Positions in SDS, SMH
APPL Follow Up
This morning's report follows up on the notion that an AAPL Bull Trap was on the table ala the chart from earlier this week.
A current AAPL daily through Thursday's action shows it triggered a Triangle Pendulum sell signal.
This occurs when a triangle or Pennant formation is traced out and an item breaks out of the triangle one way and then quickly reverses and pushes through the other side of the triangle.
This is a powerful pattern that represents distribution in the case of a Triangle Pendulum sell signal (or accumulation in the case of a Triangle Pendulum buy signal).
The pattern is powerful because markets/stocks turn on a dime most traders cannot.
So the pattern often indicates that a ‘buy 'em to bang 'em' play has been orchestrated.
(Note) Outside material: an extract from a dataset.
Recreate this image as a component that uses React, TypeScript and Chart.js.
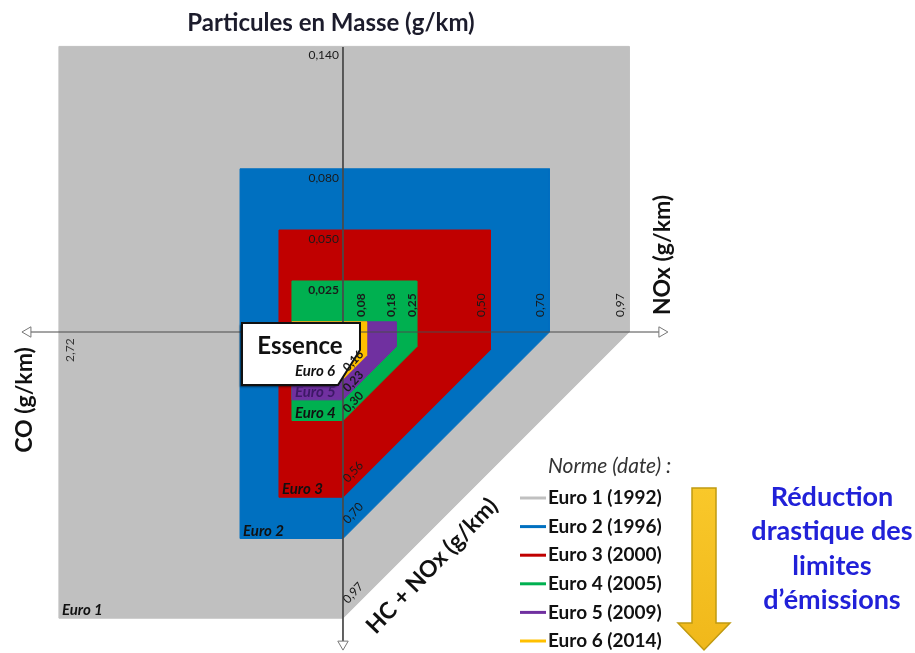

In other words the breakout is often engineered for players to sell into.
The sell side of the pattern often finds those long of the name waiting for the prior strength to be revisited hoping to get even.
The name of the game is for the big money to accumulate and drive or to distribute and pull the plug.
A Square of 9 defines potential downside projections as long as AAPL stays below the bottom of the Pennant.
Price typically adheres to geometric 90 degree decrements according to W.D. Gann's methodology.
90 degrees down from the 180 high is 167. This ties to the low of the pennant.
180 degrees down from high is 155 which ties to the 200 day moving average.
270 degrees is 143.
A full 360 degree price cycle down gives 131. This ties to the Breakaway Gap in early February.
So it is interesting that 360 degrees/days from a major impulse high may resonate with one of the divisions of price above…such as 180 degrees off high 360 degrees from a major low.
This is one of the ways I use the Square of 9 to determine trend and marry time and price to come up with projections.
If you can't measure risk you can't manage risk.
The Square of 9 is the best tool on the planet for measuring the market.